A contingent of troops has blocked the road towards Afghanistan, imposed a curfew and ordered shops to shut.
Pakistani militant leader Baitullah Mehsud said he was suspending peace talks with the government.
Troops have moved into the Khyber tribal region, close to Peshawar, with tanks and armoured vehicles.
Mortar rounds have been fired at suspected militant hide-outs in the mountains of the Khyber region, west of Peshawar.
"There has been no resistance, so far. No casualties, so far," Malik Naveed Khan, police chief of North West Frontier Province, told Reuters news agency.
Other officials said they thought most of the militants may have left the region ahead of the attack.
The Khyber Pass is one of the principal routes into Afghanistan from Pakistan and has long been a haven for smugglers and bandits.
After the attack began, Baitullah Mehsud told the BBC he was suspending talks with the government because security forces were targeting his forces in other regions.
The government has been in talks with him in an effort to pacify the tribal areas.
The militants the government is acting against are not part of the wider Taleban movement in Pakistan, but are still Islamists who wish to enforce their brand of Islam, says the BBC's Haroon Rashid in Islamabad.
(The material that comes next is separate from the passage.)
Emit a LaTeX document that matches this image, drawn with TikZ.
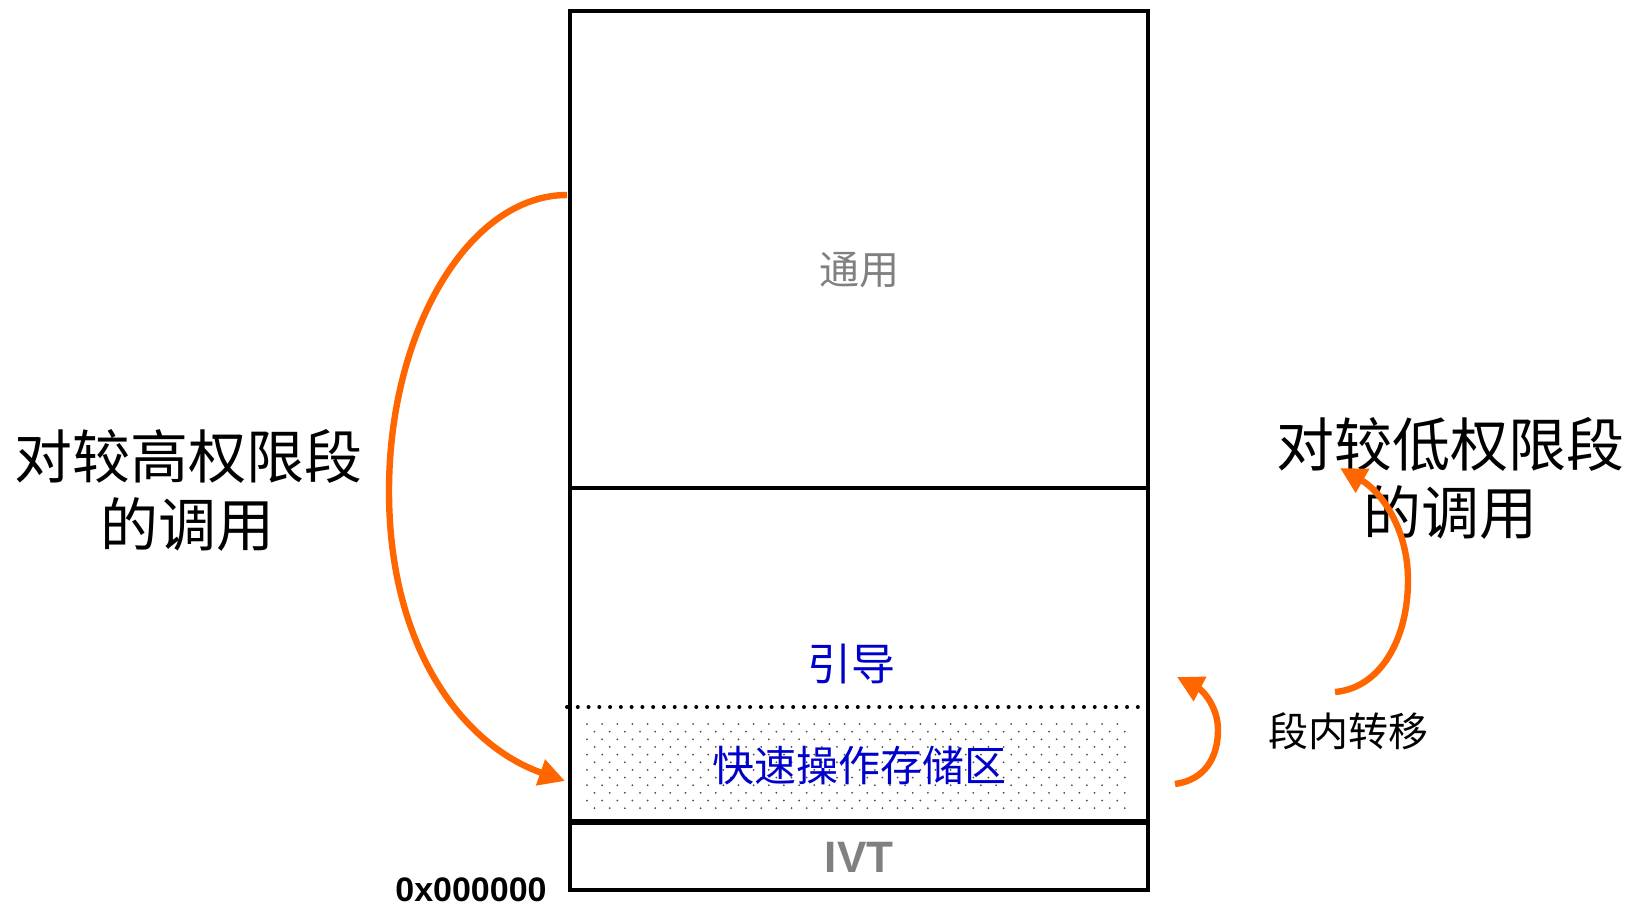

The offensive is the first major military action the recently-elected government has taken against militants in the tribal areas near the border with Afghanistan.
When it took power two months ago, the government said it would negotiate with the tribes of the north-west to curb cross-border raids into Afghanistan and end the domestic militancy that caused havoc in Pakistan last year.
But now the government has authorised the army to back the talks with a credible threat of force.
The Afghan government and the coalition forces in Afghanistan have complained that Taleban militants are finding safe haven in Pakistan.
Increasing activity from militants around Peshawar lately has prompted the military to act.
Last week, 16 local Christians were briefly kidnapped from the heart of Peshawar, the capital of North West Frontier Province (NWFP).
In South Waziristan tribal region, where Baitullah Mehsud is based, 22 members of a tribe considered to be friendly to the government were killed after Taleban militants seized a town last week.